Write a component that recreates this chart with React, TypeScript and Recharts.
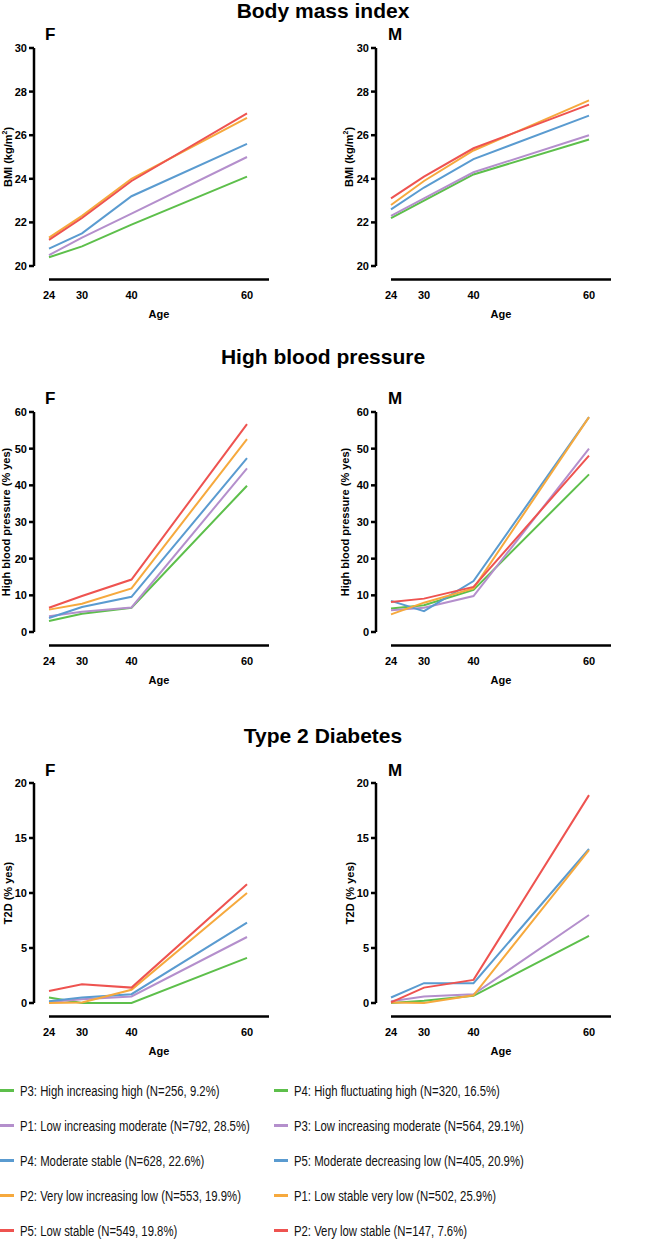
import React from 'react';
import { LineChart, Line, XAxis, YAxis, ReferenceLine, Legend } from 'recharts';

// x positions of the four measurement ages, and the labels printed under them
const AGE_POS = [24, 30, 39, 60];
const AGE_LABELS = ['24', '30', '40', '60'];

// series order everywhere: green, purple, blue, orange, red
const COLORS = ['#5dbf4b', '#b48fcc', '#5a9bd0', '#f6a93d', '#ee5350'];

const F_NAMES = [
  'P3: High increasing high (N=256, 9.2%)',
  'P1: Low increasing moderate (N=792, 28.5%)',
  'P4: Moderate stable (N=628, 22.6%)',
  'P2: Very low increasing low (N=553, 19.9%)',
  'P5: Low stable (N=549, 19.8%)',
];
const M_NAMES = [
  'P4: High fluctuating high (N=320, 16.5%)',
  'P3: Low increasing moderate (N=564, 29.1%)',
  'P5: Moderate decreasing low (N=405, 20.9%)',
  'P1: Low stable very low (N=502, 25.9%)',
  'P2: Very low stable (N=147, 7.6%)',
];

const BMI_F = [
  [20.4, 20.9, 21.9, 24.1],
  [20.5, 21.3, 22.4, 25.0],
  [20.8, 21.5, 23.2, 25.6],
  [21.3, 22.3, 24.0, 26.8],
  [21.2, 22.2, 23.9, 27.0],
];
const BMI_M = [
  [22.2, 23.0, 24.2, 25.8],
  [22.3, 23.1, 24.3, 26.0],
  [22.6, 23.6, 24.9, 26.9],
  [22.8, 23.9, 25.3, 27.6],
  [23.1, 24.1, 25.4, 27.4],
];
const HBP_F = [
  [3.0, 5.0, 6.6, 39.9],
  [4.3, 5.5, 6.7, 44.6],
  [3.8, 6.8, 9.6, 47.4],
  [6.1, 7.7, 11.9, 52.6],
  [6.6, 9.8, 14.3, 56.7],
];
const HBP_M = [
  [6.4, 7.3, 11.5, 43.0],
  [5.9, 6.6, 9.8, 50.0],
  [8.5, 5.7, 13.9, 58.6],
  [4.8, 8.0, 11.9, 58.6],
  [8.2, 9.1, 12.3, 48.1],
];
const T2D_F = [
  [0.5, 0.0, 0.0, 4.1],
  [0.1, 0.35, 0.6, 6.0],
  [0.15, 0.5, 0.8, 7.3],
  [0.0, 0.05, 1.2, 10.0],
  [1.1, 1.7, 1.4, 10.8],
];
const T2D_M = [
  [0.0, 0.2, 0.65, 6.1],
  [0.15, 0.6, 0.8, 8.0],
  [0.5, 1.8, 1.8, 14.0],
  [0.05, 0.0, 0.7, 13.9],
  [0.05, 1.4, 2.1, 18.9],
];

const BMI_TICKS = [20, 22, 24, 26, 28, 30];
const HBP_TICKS = [0, 10, 20, 30, 40, 50, 60];
const T2D_TICKS = [0, 5, 10, 15, 20];

const FONT = '"Liberation Sans", Arial, Helvetica, sans-serif';

const yLabel = (text: React.ReactNode, dx: number) => (props: any) => {
  const { x, y, height } = props.viewBox;
  const cx = x + dx;
  const cy = y + height / 2;
  return (
    <text
      x={cx}
      y={cy}
      transform={`rotate(-90, ${cx}, ${cy})`}
      textAnchor="middle"
      dominantBaseline="central"
      fontSize={11}
      fontWeight={700}
      fontFamily={FONT}
      fill="#000"
    >
      {text}
    </text>
  );
};

const ageLabel = (props: any) => {
  const { x, y, width } = props.viewBox;
  return (
    <text
      x={x + 15 + (width - 15) / 2}
      y={y + 48}
      textAnchor="middle"
      dominantBaseline="central"
      fontSize={11}
      fontWeight={700}
      fontFamily={FONT}
      fill="#000"
    >
      Age
    </text>
  );
};

// the legend face is a narrow sans; squeeze the regular one horizontally
const renderLegend = (props: any) => {
  const items = [...(props.payload || [])].sort((a: any, b: any) =>
    String(a.dataKey).localeCompare(String(b.dataKey))
  );
  return (
    <div style={{ paddingTop: 13 }}>
      {items.map((it: any) => (
        <div key={it.dataKey} style={{ height: 35, display: 'flex', alignItems: 'center' }}>
          <span style={{ width: 14, height: 3, background: it.color, display: 'inline-block', flex: 'none' }} />
          <span
            style={{
              marginLeft: 6,
              fontFamily: FONT,
              fontSize: 14,
              color: '#111',
              whiteSpace: 'nowrap',
              display: 'inline-block',
              transform: 'scaleX(0.81)',
              transformOrigin: 'left center',
            }}
          >
            {it.value}
          </span>
        </div>
      ))}
    </div>
  );
};

interface PanelProps {
  left: number;
  top: number;
  height: number;
  axisW: number;
  values: number[][];
  names: string[];
  yDomain: [number, number];
  yTicks: number[];
  label: React.ReactNode;
  labelDx: number;
  legendLeft?: number;
}

const Panel: React.FC<PanelProps> = ({
  left, top, height, axisW, values, names, yDomain, yTicks, label, labelDx, legendLeft,
}) => {
  const data = AGE_POS.map((age, i) => {
    const row: any = { age };
    values.forEach((s, k) => {
      row['s' + k] = s[i];
    });
    return row;
  });
  const tickStyle = { fontSize: 11, fontWeight: 700, fill: '#000', fontFamily: FONT };
  return (
    <div style={{ position: 'absolute', left, top }}>
      <LineChart width={axisW + 256} height={height} data={data} margin={{ top: 10, right: 21, bottom: 0, left: 0 }}>
        <XAxis
          dataKey="age"
          type="number"
          domain={[24, 64]}
          ticks={AGE_POS}
          interval={0}
          tickFormatter={(v: number) => AGE_LABELS[AGE_POS.indexOf(v)]}
          padding={{ left: 15, right: 0 }}
          axisLine={false}
          tickLine={false}
          tickSize={0}
          tickMargin={25}
          height={57}
          tick={tickStyle}
          label={{ content: ageLabel }}
        />
        <YAxis
          type="number"
          domain={yDomain}
          ticks={yTicks}
          interval={0}
          width={axisW}
          stroke="#000"
          axisLine={{ stroke: '#000', strokeWidth: 2.5 }}
          tickLine={{ stroke: '#000', strokeWidth: 2.5 }}
          tickSize={5}
          tickMargin={2}
          tick={tickStyle}
          label={{ content: yLabel(label, labelDx) }}
        />
        <ReferenceLine
          segment={[{ x: 24, y: yDomain[0] }, { x: 64, y: yDomain[0] }]}
          ifOverflow="visible"
          shape={(p: any) => (
            <line x1={p.x1} y1={p.y1 + 13.5} x2={p.x2} y2={p.y2 + 13.5} stroke="#000" strokeWidth={2.5} />
          )}
        />
        {values.map((_, k) => (
          <Line
            key={k}
            type="linear"
            dataKey={'s' + k}
            name={names[k]}
            stroke={COLORS[k]}
            strokeWidth={2}
            dot={false}
            activeDot={false}
            isAnimationActive={false}
          />
        ))}
        {legendLeft !== undefined && (
          <Legend
            layout="vertical"
            align="center"
            verticalAlign="bottom"
            wrapperStyle={{ left: legendLeft, width: 330 }}
            content={renderLegend}
          />
        )}
      </LineChart>
    </div>
  );
};

const titleStyle = (top: number): React.CSSProperties => ({
  position: 'absolute',
  left: 0,
  width: 646,
  top,
  textAlign: 'center',
  fontFamily: FONT,
  fontWeight: 700,
  fontSize: 21,
  lineHeight: '20px',
  color: '#000',
});

const letterStyle = (x: number, center: number): React.CSSProperties => ({
  position: 'absolute',
  left: x,
  top: center - 8.3,
  fontFamily: FONT,
  fontWeight: 700,
  fontSize: 17,
  lineHeight: '17px',
  color: '#000',
});

const bmiLabel = (
  <>
    BMI (kg/m<tspan dy={-4} fontSize={7}>2</tspan>
    <tspan dy={4}>)</tspan>
  </>
);

const App: React.FC = () => (
  <div
    style={{
      position: 'absolute',
      left: 0,
      top: 0,
      width: 646,
      height: 1239,
      overflow: 'hidden',
      background: '#fff',
    }}
  >
    <div style={titleStyle(1)}>Body mass index</div>
    <div style={titleStyle(346.5)}>High blood pressure</div>
    <div style={titleStyle(726)}>Type 2 Diabetes</div>

    <div style={letterStyle(45, 34.5)}>F</div>
    <div style={letterStyle(388, 34.5)}>M</div>
    <div style={letterStyle(45, 398)}>F</div>
    <div style={letterStyle(388, 398)}>M</div>
    <div style={letterStyle(45, 770)}>F</div>
    <div style={letterStyle(388, 770)}>M</div>

    <Panel left={0} top={38} height={285} axisW={34} values={BMI_F} names={F_NAMES} yDomain={[20, 30]} yTicks={BMI_TICKS} label={bmiLabel} labelDx={8} />
    <Panel left={336} top={38} height={285} axisW={40} values={BMI_M} names={M_NAMES} yDomain={[20, 30]} yTicks={BMI_TICKS} label={bmiLabel} labelDx={13} />

    <Panel left={0} top={402} height={287} axisW={34} values={HBP_F} names={F_NAMES} yDomain={[0, 60]} yTicks={HBP_TICKS} label="High blood pressure (% yes)" labelDx={6} />
    <Panel left={336} top={402} height={287} axisW={40} values={HBP_M} names={M_NAMES} yDomain={[0, 60]} yTicks={HBP_TICKS} label="High blood pressure (% yes)" labelDx={9} />

    <Panel left={0} top={773} height={475} axisW={34} values={T2D_F} names={F_NAMES} yDomain={[0, 20]} yTicks={T2D_TICKS} label="T2D (% yes)" labelDx={7.5} legendLeft={0} />
    <Panel left={336} top={773} height={475} axisW={40} values={T2D_M} names={M_NAMES} yDomain={[0, 20]} yTicks={T2D_TICKS} label="T2D (% yes)" labelDx={14} legendLeft={-62} />
  </div>
);

export default App;
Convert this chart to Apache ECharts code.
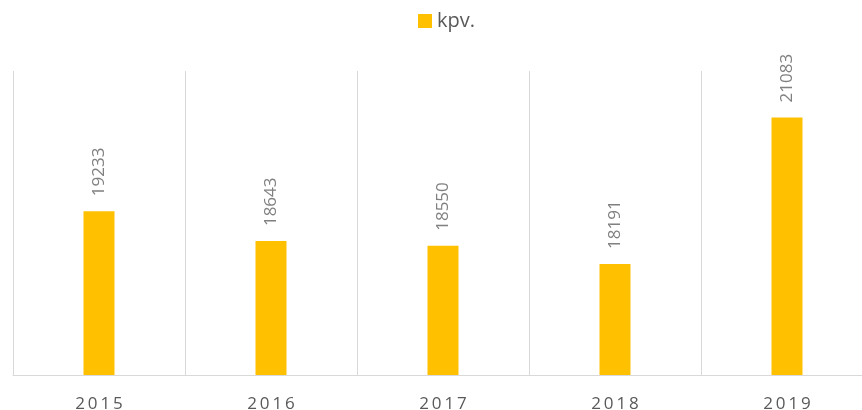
<!DOCTYPE html>
<html>
<head>
<meta charset="utf-8">
<script src="https://cdn.jsdelivr.net/npm/echarts@6/dist/echarts.min.js"></script>
<style>html,body{margin:0;padding:0;background:#fff;}#c{width:862px;height:410px;}</style>
</head>
<body>
<div id="c"></div>
<script>
const categories = ['2015', '2016', '2017', '2018', '2019'];
const values = [19233, 18643, 18550, 18191, 21083];
const seriesName = 'kpv.';

const chart = echarts.init(document.getElementById('c'));
chart.setOption({
  animation: false,
  legend: {
    top: 6,
    left: 413,
    itemWidth: 14,
    itemHeight: 14,
    itemGap: 5,
    icon: 'rect',
    textStyle: { fontSize: 20, color: '#595959', fontFamily: 'Open Sans' },
    data: [seriesName]
  },
  grid: { left: 13, width: 860, top: 71, height: 304, containLabel: false, outerBoundsMode: 'none' },
  xAxis: {
    type: 'category',
    data: categories,
    axisLine: { lineStyle: { color: '#d9d9d9', width: 1 } },
    axisTick: { show: false },
    splitLine: { show: true, lineStyle: { color: '#d9d9d9', width: 1 } },
    axisLabel: {
      fontSize: 17, color: '#595959', fontFamily: 'Open Sans', margin: 21,
      formatter: v => v.split('').join('\u2009')
    }
  },
  yAxis: {
    type: 'value', min: 16000, max: 22000, show: false,
    splitLine: { show: false }
  },
  series: [{
    name: seriesName,
    type: 'bar',
    data: values,
    barWidth: 31,
    itemStyle: { color: '#ffc000' },
    label: {
      show: true, position: 'top', rotate: 90, align: 'left', verticalAlign: 'middle',
      distance: 15, fontSize: 17, color: '#808080', fontFamily: 'Open Sans'
    }
  }]
});
</script>
</body>
</html>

+++

Write out the lines from the one containing "Convert this chart to Apache ECharts code." down to the one containing "const seriesName = 'kpv.';", both included, exactly as they appear. Leave out any pictures.

Convert this chart to Apache ECharts code.
<!DOCTYPE html>
<html>
<head>
<meta charset="utf-8">
<script src="https://cdn.jsdelivr.net/npm/echarts@6/dist/echarts.min.js"></script>
<style>html,body{margin:0;padding:0;background:#fff;}#c{width:862px;height:410px;}</style>
</head>
<body>
<div id="c"></div>
<script>
const categories = ['2015', '2016', '2017', '2018', '2019'];
const values = [19233, 18643, 18550, 18191, 21083];
const seriesName = 'kpv.';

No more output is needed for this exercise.